──────── Dataset entries ────────
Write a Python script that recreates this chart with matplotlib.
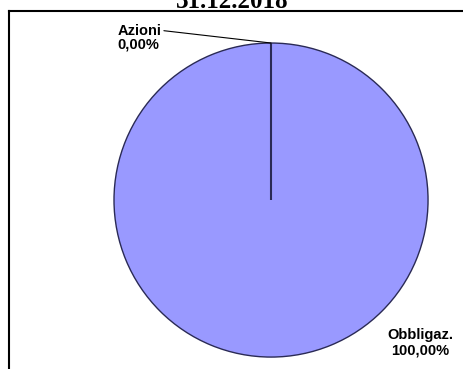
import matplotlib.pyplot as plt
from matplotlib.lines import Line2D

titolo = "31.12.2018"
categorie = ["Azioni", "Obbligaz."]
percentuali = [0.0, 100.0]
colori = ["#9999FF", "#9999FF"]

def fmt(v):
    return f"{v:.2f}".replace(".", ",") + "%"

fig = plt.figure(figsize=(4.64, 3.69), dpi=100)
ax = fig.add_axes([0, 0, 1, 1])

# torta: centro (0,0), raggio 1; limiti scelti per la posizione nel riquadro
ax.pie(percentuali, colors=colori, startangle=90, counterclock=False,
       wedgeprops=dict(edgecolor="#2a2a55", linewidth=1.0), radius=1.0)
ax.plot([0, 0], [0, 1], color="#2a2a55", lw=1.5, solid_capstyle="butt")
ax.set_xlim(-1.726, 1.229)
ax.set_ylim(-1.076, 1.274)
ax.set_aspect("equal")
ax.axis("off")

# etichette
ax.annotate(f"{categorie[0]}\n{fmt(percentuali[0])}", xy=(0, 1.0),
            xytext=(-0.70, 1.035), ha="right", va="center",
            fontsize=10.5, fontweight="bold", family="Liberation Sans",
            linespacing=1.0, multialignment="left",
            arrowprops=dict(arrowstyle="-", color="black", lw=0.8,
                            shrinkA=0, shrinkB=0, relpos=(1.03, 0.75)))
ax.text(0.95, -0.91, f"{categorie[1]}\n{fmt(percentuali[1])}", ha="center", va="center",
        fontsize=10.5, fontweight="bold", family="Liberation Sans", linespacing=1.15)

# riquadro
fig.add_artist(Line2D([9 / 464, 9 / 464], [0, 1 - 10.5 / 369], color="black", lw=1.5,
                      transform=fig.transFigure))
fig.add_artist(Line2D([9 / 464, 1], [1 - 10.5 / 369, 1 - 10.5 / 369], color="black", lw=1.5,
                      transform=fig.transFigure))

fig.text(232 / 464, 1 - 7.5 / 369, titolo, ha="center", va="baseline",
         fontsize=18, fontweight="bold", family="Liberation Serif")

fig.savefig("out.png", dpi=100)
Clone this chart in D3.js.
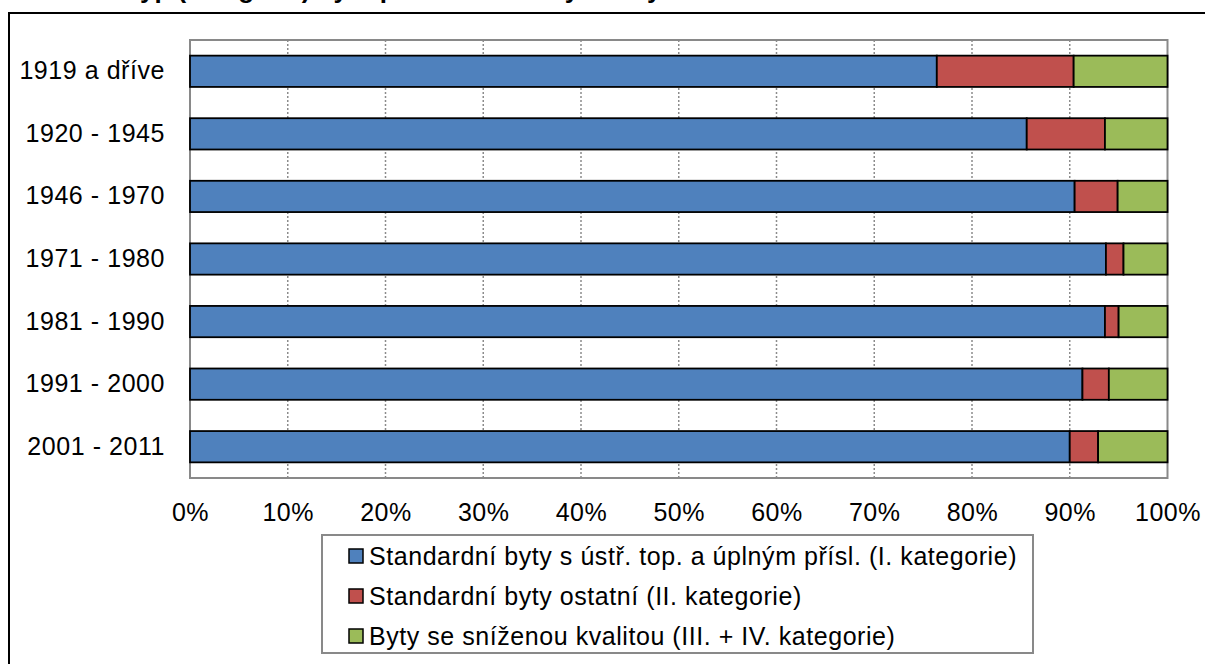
────────
Goal. The records above need to be restated word for word, with the pictures left out.

Solved problem.
Write a Python script that recreates this chart with matplotlib.
import matplotlib.pyplot as plt
from matplotlib.lines import Line2D

titolo = "31.12.2018"
categorie = ["Azioni", "Obbligaz."]
percentuali = [0.0, 100.0]
colori = ["#9999FF", "#9999FF"]

def fmt(v):
    return f"{v:.2f}".replace(".", ",") + "%"

fig = plt.figure(figsize=(4.64, 3.69), dpi=100)
ax = fig.add_axes([0, 0, 1, 1])

# torta: centro (0,0), raggio 1; limiti scelti per la posizione nel riquadro
ax.pie(percentuali, colors=colori, startangle=90, counterclock=False,
       wedgeprops=dict(edgecolor="#2a2a55", linewidth=1.0), radius=1.0)
ax.plot([0, 0], [0, 1], color="#2a2a55", lw=1.5, solid_capstyle="butt")
ax.set_xlim(-1.726, 1.229)
ax.set_ylim(-1.076, 1.274)
ax.set_aspect("equal")
ax.axis("off")

# etichette
ax.annotate(f"{categorie[0]}\n{fmt(percentuali[0])}", xy=(0, 1.0),
            xytext=(-0.70, 1.035), ha="right", va="center",
            fontsize=10.5, fontweight="bold", family="Liberation Sans",
            linespacing=1.0, multialignment="left",
            arrowprops=dict(arrowstyle="-", color="black", lw=0.8,
                            shrinkA=0, shrinkB=0, relpos=(1.03, 0.75)))
ax.text(0.95, -0.91, f"{categorie[1]}\n{fmt(percentuali[1])}", ha="center", va="center",
        fontsize=10.5, fontweight="bold", family="Liberation Sans", linespacing=1.15)

# riquadro
fig.add_artist(Line2D([9 / 464, 9 / 464], [0, 1 - 10.5 / 369], color="black", lw=1.5,
                      transform=fig.transFigure))
fig.add_artist(Line2D([9 / 464, 1], [1 - 10.5 / 369, 1 - 10.5 / 369], color="black", lw=1.5,
                      transform=fig.transFigure))

fig.text(232 / 464, 1 - 7.5 / 369, titolo, ha="center", va="baseline",
         fontsize=18, fontweight="bold", family="Liberation Serif")

fig.savefig("out.png", dpi=100)
Clone this chart in D3.js.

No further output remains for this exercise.